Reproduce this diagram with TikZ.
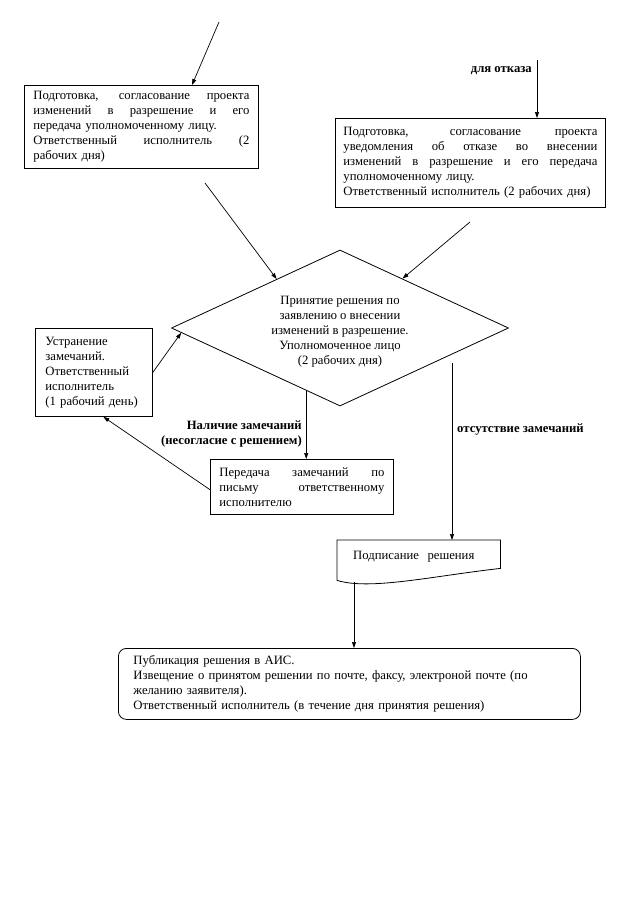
\documentclass[tikz,border=0pt]{standalone}
\usepackage{fontspec}
\setmainfont{Liberation Serif}
\usetikzlibrary{shapes.geometric,arrows.meta,calc}
\newcommand{\jl}[1]{\hbox to \hsize{\spaceskip=0.25em plus 1fil\xspaceskip=0.25em plus 1fil\relax #1}}
\begin{document}
\begin{tikzpicture}[x=1bp,y=-1bp,
  every node/.style={font=\fontsize{12.7bp}{15bp}\selectfont},
  box/.style={draw, line width=0.8bp, rectangle, anchor=north west, align=left, inner ysep=2bp},
  arr/.style={-{Triangle[length=6bp,width=4bp]}, line width=0.7bp},
  lbl/.style={font=\fontsize{12.7bp}{15bp}\selectfont\bfseries, inner sep=0pt}]
\useasboundingbox[fill=white] (0,0) rectangle (640,905);

\node[box, text width=216bp, inner xsep=9bp, minimum height=83bp] (b1) at (24,85)
 {\jl{Подготовка, согласование проекта}
  \jl{изменений в разрешение и его}
  передача уполномоченному лицу.\\
  \jl{Ответственный исполнитель (2}
  рабочих дня)};

\node[box, text width=254bp, inner xsep=8bp, minimum height=89bp] (b2) at (335,118)
 {\jl{Подготовка, согласование проекта}
  \jl{уведомления об отказе во внесении}
  \jl{изменений в разрешение и его передача}
  уполномоченному лицу.\\
  Ответственный исполнитель (2 рабочих дня)};

\node[draw, line width=0.8bp, diamond, aspect=2.16, inner sep=0pt,
      minimum width=337bp, minimum height=156bp] (dia) at (340,328) {};
\node[align=center, inner sep=0pt] (diat) at ($(dia.center)+(0,3.5)$)
 {Принятие решения по\\ заявлению о внесении\\ изменений в разрешение.\\ Уполномоченное лицо\\ (2 рабочих дня)};

\node[box, text width=97bp, inner xsep=10bp, minimum height=88bp] (lb) at (35,328)
 {Устранение\\ замечаний.\\ Ответственный\\ исполнитель\\ (1 рабочий день)};

\node[box, text width=165bp, inner xsep=9bp, minimum height=55bp] (mid) at (210,459)
 {\jl{Передача замечаний по}
  \jl{письму ответственному}
  исполнителю};

\node[rectangle, anchor=north west, text width=131bp, inner xsep=16bp, inner ysep=0pt,
      minimum height=32bp, align=left] (sig) at (337,540) {Подписание\ \ решения};
\draw[line width=0.8bp] ($(sig.south west)+(0,8)$) -- (sig.north west) -- (sig.north east)
  -- ($(sig.south east)+(0,-4)$) .. controls ($(sig.south east)+(-70,4)$) and ($(sig.south west)+(33,18)$) .. ($(sig.south west)+(0,8)$);

\node[box, rounded corners=8bp, text width=432bp, inner xsep=15bp, minimum height=71bp] (pub) at (118,648)
 {Публикация решения в АИС.\\
  Извещение о принятом решении по почте, факсу, электроной почте (по\\
  желанию заявителя).\\
  Ответственный исполнитель (в течение дня принятия решения)};

% labels
\node[lbl, anchor=east] (lotk) at (532,71) {для отказа};
\node[lbl, anchor=east, align=right] (lnal) at (302,434) {Наличие замечаний\\ (несогласие с решением)};
\node[lbl, anchor=west] (lots) at (457,429) {отсутствие замечаний};

% free ends
\coordinate (t1) at (219,22);
\coordinate (t2) at (537,60);
\coordinate (s1) at (205,183);
\coordinate (s2) at (470,222);
\coordinate (s3) at (452,363);
\coordinate (s4) at ($(sig.south west)+(17,10)$);

% connectors
\draw[arr] (t1) -- ($(b1.north west)+(168,0)$);
\draw[arr] (t2) -- (t2 |- b2.north);
\draw[arr] (s1) -- ($(dia.west)!0.625!(dia.north)$);
\draw[arr] (s2) -- ($(dia.north)!0.37!(dia.east)$);
\draw[arr] (lb.east) -- ($(dia.west)!0.06!(dia.south)$);
\coordinate (d1) at ($(dia.west)!0.8!(dia.south)$);
\draw[arr] (d1) -- (d1 |- mid.north);
\draw[arr] ($(mid.south west)!0.45!(mid.north west)$) -- ($(lb.south west)!0.58!(lb.south east)$);
\draw[arr] (s3) -- (s3 |- sig.north);
\draw[arr] (s4) -- (s4 |- pub.north);
\end{tikzpicture}
\end{document}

▶ PROMPT
Reproduce the whole listing word for word, setting aside any pictures.

▶ FINISHED EXERCISE
Reproduce this diagram with TikZ.
\documentclass[tikz,border=0pt]{standalone}
\usepackage{fontspec}
\setmainfont{Liberation Serif}
\usetikzlibrary{shapes.geometric,arrows.meta,calc}
\newcommand{\jl}[1]{\hbox to \hsize{\spaceskip=0.25em plus 1fil\xspaceskip=0.25em plus 1fil\relax #1}}
\begin{document}
\begin{tikzpicture}[x=1bp,y=-1bp,
  every node/.style={font=\fontsize{12.7bp}{15bp}\selectfont},
  box/.style={draw, line width=0.8bp, rectangle, anchor=north west, align=left, inner ysep=2bp},
  arr/.style={-{Triangle[length=6bp,width=4bp]}, line width=0.7bp},
  lbl/.style={font=\fontsize{12.7bp}{15bp}\selectfont\bfseries, inner sep=0pt}]
\useasboundingbox[fill=white] (0,0) rectangle (640,905);

\node[box, text width=216bp, inner xsep=9bp, minimum height=83bp] (b1) at (24,85)
 {\jl{Подготовка, согласование проекта}
  \jl{изменений в разрешение и его}
  передача уполномоченному лицу.\\
  \jl{Ответственный исполнитель (2}
  рабочих дня)};

\node[box, text width=254bp, inner xsep=8bp, minimum height=89bp] (b2) at (335,118)
 {\jl{Подготовка, согласование проекта}
  \jl{уведомления об отказе во внесении}
  \jl{изменений в разрешение и его передача}
  уполномоченному лицу.\\
  Ответственный исполнитель (2 рабочих дня)};

\node[draw, line width=0.8bp, diamond, aspect=2.16, inner sep=0pt,
      minimum width=337bp, minimum height=156bp] (dia) at (340,328) {};
\node[align=center, inner sep=0pt] (diat) at ($(dia.center)+(0,3.5)$)
 {Принятие решения по\\ заявлению о внесении\\ изменений в разрешение.\\ Уполномоченное лицо\\ (2 рабочих дня)};

\node[box, text width=97bp, inner xsep=10bp, minimum height=88bp] (lb) at (35,328)
 {Устранение\\ замечаний.\\ Ответственный\\ исполнитель\\ (1 рабочий день)};

\node[box, text width=165bp, inner xsep=9bp, minimum height=55bp] (mid) at (210,459)
 {\jl{Передача замечаний по}
  \jl{письму ответственному}
  исполнителю};

\node[rectangle, anchor=north west, text width=131bp, inner xsep=16bp, inner ysep=0pt,
      minimum height=32bp, align=left] (sig) at (337,540) {Подписание\ \ решения};
\draw[line width=0.8bp] ($(sig.south west)+(0,8)$) -- (sig.north west) -- (sig.north east)
  -- ($(sig.south east)+(0,-4)$) .. controls ($(sig.south east)+(-70,4)$) and ($(sig.south west)+(33,18)$) .. ($(sig.south west)+(0,8)$);

\node[box, rounded corners=8bp, text width=432bp, inner xsep=15bp, minimum height=71bp] (pub) at (118,648)
 {Публикация решения в АИС.\\
  Извещение о принятом решении по почте, факсу, электроной почте (по\\
  желанию заявителя).\\
  Ответственный исполнитель (в течение дня принятия решения)};

% labels
\node[lbl, anchor=east] (lotk) at (532,71) {для отказа};
\node[lbl, anchor=east, align=right] (lnal) at (302,434) {Наличие замечаний\\ (несогласие с решением)};
\node[lbl, anchor=west] (lots) at (457,429) {отсутствие замечаний};

% free ends
\coordinate (t1) at (219,22);
\coordinate (t2) at (537,60);
\coordinate (s1) at (205,183);
\coordinate (s2) at (470,222);
\coordinate (s3) at (452,363);
\coordinate (s4) at ($(sig.south west)+(17,10)$);

% connectors
\draw[arr] (t1) -- ($(b1.north west)+(168,0)$);
\draw[arr] (t2) -- (t2 |- b2.north);
\draw[arr] (s1) -- ($(dia.west)!0.625!(dia.north)$);
\draw[arr] (s2) -- ($(dia.north)!0.37!(dia.east)$);
\draw[arr] (lb.east) -- ($(dia.west)!0.06!(dia.south)$);
\coordinate (d1) at ($(dia.west)!0.8!(dia.south)$);
\draw[arr] (d1) -- (d1 |- mid.north);
\draw[arr] ($(mid.south west)!0.45!(mid.north west)$) -- ($(lb.south west)!0.58!(lb.south east)$);
\draw[arr] (s3) -- (s3 |- sig.north);
\draw[arr] (s4) -- (s4 |- pub.north);
\end{tikzpicture}
\end{document}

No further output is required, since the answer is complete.